To say the Wilpons have been bad owners would be unfair. Since acquiring the team in its entirety in August 2002, they have spent $1,159,942,209 on payroll (source), averaging nearly $116 million annually on opening day. At no point during that time, did the organization enter a season lower than seventh in terms of payroll, in all of MLB. Baseball fans can ask for little else than to have an owner who doesn't hesitate to invest in their team. However, to say the Wilpons have been bad investors, is a totally different story.
Monday's news that the team has taken on a $40 million dollar bridge loan, care of Bank of America, certainly has to signal the beginning of the end for the Mets' front office spendthrifts.
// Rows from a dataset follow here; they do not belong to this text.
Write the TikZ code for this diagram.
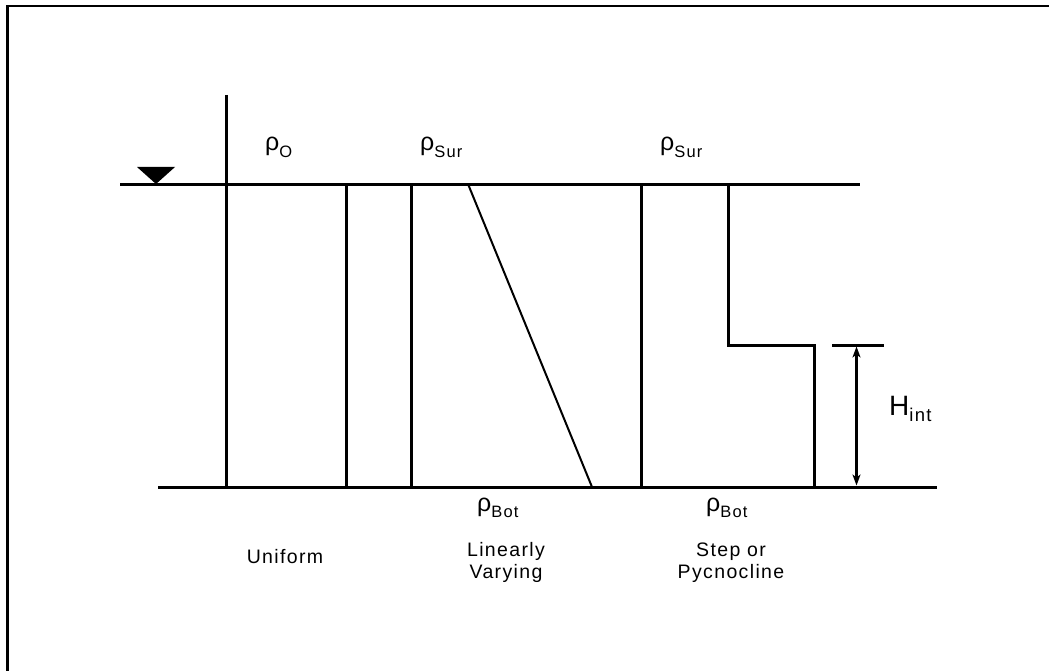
\documentclass[tikz,border=0pt]{standalone}
\usepackage{fontspec}
\usetikzlibrary{arrows.meta}
\setmainfont{Liberation Sans}
\newfontfamily\lblfont[LetterSpace=7]{Liberation Sans}
\newcommand{\rsub}[1]{\raisebox{-6.5pt}{\lblfont\fontsize{16.5}{17}\selectfont #1}}
\begin{document}
\begin{tikzpicture}[x=1pt,y=-1pt,
  ln/.style={line width=3pt},
  thin/.style={line width=2pt},
  lbl/.style={font=\lblfont\fontsize{19.5}{21.5}\selectfont, align=center, inner sep=0pt, anchor=base},
  rho/.style={font=\fontsize{25}{26}\selectfont, inner sep=0pt, anchor=base west}]
\useasboundingbox (0,0) rectangle (1049,671);
% frame (top and left only)
\draw[line width=2.8pt] (1049,6) -- (7.5,6) -- (7.5,671);
% surface & bottom
\coordinate (s0) at (120,184.5); \coordinate (s1) at (860,184.5);
\coordinate (b0) at (158,487); \coordinate (b1) at (937,487);
\draw[ln] (s0) -- (s1);
\draw[ln] (b0) -- (b1);
% water level triangle
\fill (137,167) -- (175,167) -- (156,184) -- cycle;
% axis
\coordinate (a0) at (226,95); \coordinate (a1) at (226,487);
\draw[ln] (a0) -- (a1);
% uniform
\draw[ln] (346,184) -- (346,487);
% linear
\draw[ln] (411,184) -- (411,487);
\draw[thin] (468,184) -- (592,487);
% step
\draw[ln] (641,184) -- (641,487);
\draw[ln] (728,184) -- (728,345) -- (814,345) -- (814,487);
% H_int
\coordinate (h0) at (832,345); \coordinate (h1) at (884,345);
\draw[ln] (h0) -- (h1);
\draw[ln, {Stealth[length=11pt,width=8pt,inset=3pt]}-{Stealth[length=11pt,width=8pt,inset=3pt]}] (856.5,346.5) -- (856.5,485.5);
\node[anchor=base west, inner sep=0pt, font=\fontsize{28}{30}\selectfont] (H) at (889,415) {H\raisebox{-6pt}{\lblfont\fontsize{18.5}{20}\selectfont int}};
% rho labels
\node[rho] (r0) at (265,151) {ρ\rsub{O}};
\node[rho] (r1) at (420,151) {ρ\rsub{Sur}};
\node[rho] (r2) at (660,151) {ρ\rsub{Sur}};
\node[rho] (r3) at (477,511) {ρ\rsub{Bot}};
\node[rho] (r4) at (706,511) {ρ\rsub{Bot}};
% captions
\node[lbl] (c0) at (285,563) {Uniform};
\node[lbl] (c1) at (506,578) {Linearly\\Varying};
\node[lbl] (c2) at (731,578) {Step or\\Pycnocline};
\end{tikzpicture}
\end{document}
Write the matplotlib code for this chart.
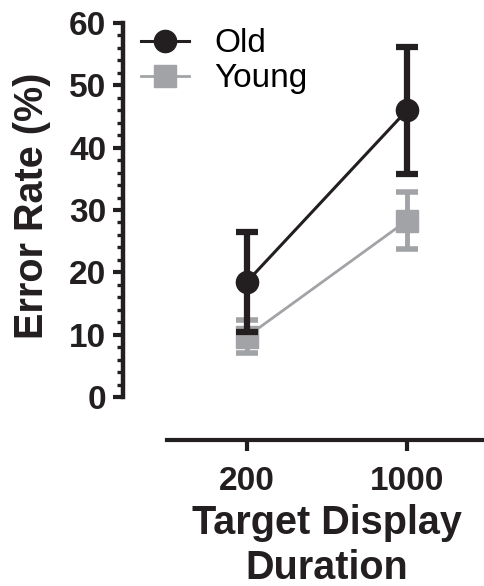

This is the second time in just over a year that the organization has had to reach out for operating funds, having borrowed $25 million dollars from MLB in November 2010. The loans, when combined with the fact that the Mets reportedly lost $70 million dollars in 2011, appear to signal that the end is near for the now cash strapped ownership group.
Let us not forget that this likely all started due to an erroneous decision to invest in Bernie Madoff's ponzi scheme, which has resulted in a lawsuit that could cost the Wilpons as much as $300 million. Their response to that, was the sale of an estimated 20% of their beloved team to David Einhorn. The deal would have provided the Wilpons with at least $200 million, but fell apart in September 2011 when ownership altered the deal at the last moment. Their latest venture in hopes acquiring operating capital, involves selling off $20 million portions of the team. Those portions can be redeemed after six year at a rate of 3% interest, which as ESPN's Adam Rubin tweeted, is the equivalent of assuming even more debt.
Unfortunately, the debt trail doesn't end there. Staring the Wilpons in the face long term, as pointed out by Bob Klapisch, are debts of $430 million against the team due to be paid by 2014, $450 million against Sports Net New York (SNY) due to be paid by 2015 and $600 million in bonds used to finance the construction of Citi Field, which will be paid off in $25 million dollar increments every six months for the foreseeable future.
The question now becomes how long can the Wilpons hold on for. There is little relief in sight for their struggling franchise as they will effectively slash payroll by almost one third heading into 2012. The loss of Jose Reyes, combined with a bleak outlook for next season and the overall negative aura surrounding the team won't exactly drive fans into the ballpark either. Furthermore, the income derived from the SNY network, estimated to be as much as $300 million annually in some circles, may not be enough to offset these issues.
Ultimately, with every misstep going forward it would appear more and more likely that MLB may have to take action, as they did with the LA Dodgers, despite Sandy Alderson's accurate statement that the situations are entirely different. They may in fact be different, but the common denominator is that the Wilpons, like the McCourts, simply do not have the funds to support a Major League franchise any longer.